Why do we humans complicate everything so much? Why do we eat ourselves up with worry? On Friday night I lamented that I was worried about finding a new stop on my route. My wise friend said, “You’re not driving it today.” Then I said something else and she repeated, “You’re not driving it tomorrow either, or Sunday.” I was robbing my moments of peace which I do repeatedly.

As I continued my walk, camera in hand, I got several cute shots of the cat comedienne. I laughed and caught the wonder again through my camera lens. I looked up at the sky peeking through the trees. I need to do more of this, I thought. I walked back up and then smiled all over again when I downloaded the pictures to the computer.

This quote by Frederick Buechner kind of sums up my thoughts today:

Listen to your life. See it for the fathomless mystery it is. In the boredom and the pain of it, no less than the excitement and gladness: touch, taste, smell your way to the holy and hidden heart of it, because in the last analysis all moments are key moments and life itself is grace. Frederick Buechner, Now and Then: A Memoir of Vocation

I plan on re-doubling my efforts to keep looking up during the course of the coming year. I plan to remember how to live in wonder at the world around me, and letting Jesus be my filter. I will fail sometimes, of that I have no doubt. But sometimes I will succeed.

Of perfect storms and sparrows

Since I started in this new area at work, I have unvolunteered myself for a couple of things I really had no business volunteering for in the first place. I know me right now. Several things in my life right now are stressing me out big time. When I started counting them all I realized it would be even more amazing if I weren’t stressed.

Today started off strange right off the get-go. The person I left at my station last night had transformed herself into a cactus. She focused her prickly laser-like vehemence on me as soon as I came in. It seems I left one thing undone which she proceeded to turn into her own personal very big deal. She left a nasty gram in bold print on my computer, detailing everything that happened as a result of my little mistake. The mistake by the way, that could have easily been corrected in about 5 minutes if she had chosen to respond in a different way.

I felt bad for her co-worker, who is a very nice lady.  She was rolling her eyes behind “the talking cactus.” Then later, I was scolded for not showing up to lead stretches yesterday afternoon. That was my fault, it was my turn. Not only that, I was told that my stretch leading was not adequate. I needed to hold them for 20 seconds each and include more of a variety. So I marched over and took myself off that list too.

Sometimes we disappoint people, ourselves, God. It can’t be helped. I have learned some things through this, though. That if you are stressed to begin with, don’t raise your hand up in the air and volunteer for more.

Sometimes you have to take care of you.

Sometimes you just have to “check out”

After the stretching incident I went outside for a few minutes to regroup and play my “Words with friends.” It helped.While I was out there, I studied a little brown sparrow on the wall. I meditated on that little guy.

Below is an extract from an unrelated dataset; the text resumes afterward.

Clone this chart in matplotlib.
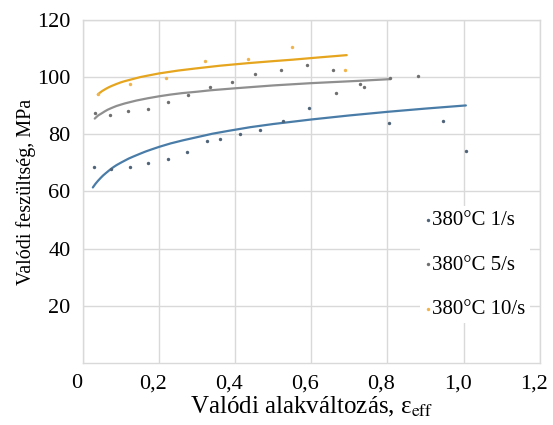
import matplotlib
matplotlib.use("Agg")
import matplotlib.pyplot as plt
import matplotlib.transforms as mtransforms

plt.rcParams['font.family'] = ['Liberation Serif', 'DejaVu Serif']
plt.rcParams['mathtext.fontset'] = 'stix'
plt.rcParams['font.size'] = 14

# measured points
x_1s = [0.028, 0.075, 0.123, 0.171, 0.224, 0.274, 0.326, 0.36, 0.412, 0.465, 0.526, 0.595, 0.803, 0.947, 1.006]
y_1s = [68.6, 68.0, 68.6, 70.0, 71.3, 73.9, 77.7, 78.5, 80.2, 81.6, 84.5, 89.2, 84.0, 84.6, 74.2]

x_5s = [0.031, 0.07, 0.118, 0.171, 0.224, 0.276, 0.333, 0.392, 0.451, 0.52, 0.588, 0.656, 0.664, 0.728, 0.739, 0.807, 0.88]
y_5s = [87.4, 86.6, 88.3, 88.9, 91.3, 93.9, 96.4, 98.3, 101.1, 102.6, 104.2, 102.6, 94.5, 97.6, 96.4, 99.7, 100.5]

x_10s = [0.04, 0.123, 0.219, 0.32, 0.434, 0.548, 0.689]
y_10s = [94.0, 97.6, 99.7, 105.7, 106.3, 110.7, 102.6]

# trendlines
tx_1s = [0.026, 0.033, 0.04, 0.047, 0.053, 0.06, 0.07, 0.08, 0.088, 0.1, 0.11, 0.12, 0.132, 0.15, 0.165, 0.18, 0.2, 0.23, 0.263, 0.3, 0.34, 0.382, 0.44, 0.5, 0.601, 0.7, 0.803, 0.9, 1.006]
ty_1s = [61.4, 62.7, 63.8, 64.8, 65.6, 66.4, 67.5, 68.5, 69.2, 70.1, 70.8, 71.5, 72.2, 73.2, 74.0, 74.7, 75.6, 76.8, 77.9, 79.0, 80.2, 81.2, 82.5, 83.6, 85.2, 86.6, 87.9, 89.0, 90.1]

tx_5s = [0.031, 0.035, 0.04, 0.045, 0.05, 0.057, 0.065, 0.075, 0.088, 0.1, 0.11, 0.125, 0.14, 0.17, 0.2, 0.23, 0.26, 0.3, 0.335, 0.4, 0.5, 0.6, 0.724, 0.807]
ty_5s = [85.5, 86.0, 86.6, 87.0, 87.4, 88.0, 88.6, 89.2, 89.9, 90.4, 90.8, 91.3, 91.8, 92.6, 93.3, 93.9, 94.4, 94.9, 95.4, 96.1, 97.1, 97.9, 98.7, 99.3]

tx_10s = [0.039, 0.044, 0.05, 0.055, 0.06, 0.067, 0.075, 0.088, 0.1, 0.11, 0.13, 0.15, 0.165, 0.2, 0.25, 0.3, 0.36, 0.434, 0.5, 0.55, 0.62, 0.693]
ty_10s = [93.9, 94.5, 95.1, 95.5, 95.9, 96.4, 96.9, 97.6, 98.2, 98.6, 99.3, 100.0, 100.4, 101.3, 102.3, 103.1, 104.0, 104.9, 105.6, 106.1, 106.9, 107.7]

labels = ["380°C 1/s", "380°C 5/s", "380°C 10/s"]
line_colors = ["#4a7ca8", "#8f8f8f", "#e6a51e"]
dot_colors = ["#4f6478", "#6f6f6f", "#f0b44a"]

xticks = [0, 0.2, 0.4, 0.6, 0.8, 1.0, 1.2]
xticklabels = ["0", "0,2", "0,4", "0,6", "0,8", "1,0", "1,2"]
yticks = [20, 40, 60, 80, 100, 120]

fig = plt.figure(figsize=(5.53, 4.25), dpi=100)
ax = fig.add_axes([0.150, 0.146, 0.826, 0.807])

series = [(x_1s, y_1s, tx_1s, ty_1s), (x_5s, y_5s, tx_5s, ty_5s), (x_10s, y_10s, tx_10s, ty_10s)]
for (xs, ys, tx, ty), lab, lc, dc in zip(series, labels, line_colors, dot_colors):
    ax.plot(tx, ty, color=lc, lw=1.6, solid_joinstyle='round', solid_capstyle='round', zorder=3)
    ax.scatter(xs, ys, s=6, color=dc, linewidths=0, zorder=4, label=lab)

ax.set_xlim(0, 1.2)
ax.set_ylim(0, 120)
ax.set_xticks(xticks)
ax.set_xticklabels(xticklabels)
ax.set_yticks(yticks)
ax.tick_params(length=0, labelsize=16)
ax.tick_params(axis='y', pad=9)
ax.tick_params(axis='x', pad=8)

# Excel-like label offset to the left
off = mtransforms.ScaledTranslation(-6 / 100, 0, fig.dpi_scale_trans)
for lbl in ax.get_xticklabels():
    lbl.set_transform(lbl.get_transform() + off)

ax.grid(True, color='#d9d9d9', lw=1.0)
ax.set_axisbelow(True)
for sp in ax.spines.values():
    sp.set_color('#d9d9d9')
    sp.set_linewidth(1.0)

ax.set_xlabel("Valódi alakváltozás, ε$_{\\mathrm{eff}}$", fontsize=18, labelpad=1)
ax.set_ylabel("Valódi feszültség, MPa", fontsize=14.5, labelpad=1)

leg = ax.legend(loc='lower left', bbox_to_anchor=(0.715, 0.085), frameon=True,
                facecolor='white', edgecolor='none', framealpha=1,
                handlelength=0.4, handletextpad=0.0, labelspacing=1.2,
                markerscale=1.0, fontsize=15, borderpad=0.2)

fig.savefig("out.png", dpi=100)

I noticed all the variant shades of brown. There must have been 20 that I could see. He was really a work of art. Then I remember what Jesus said about sparrows… they are valued by the Father. Noticed, counted. And how not one of them falls to the ground without Him knowing.

And He values you and me even more, much more, the Bible says.

I breathe deep. I start over. And now I will say a prayer for the counterpart that will come in tonight. I will be kind. Because I know there must be a reason why she acts as she does.

I also know that despite all the conditions in my life right now that are threatening to create that Perfect Storm? I have resources, I have people in my life who help me, support me, love me. And some have none of those things.

And writing about it really, really helps.

And most of all? I know the One who specializes in calming stormy seas.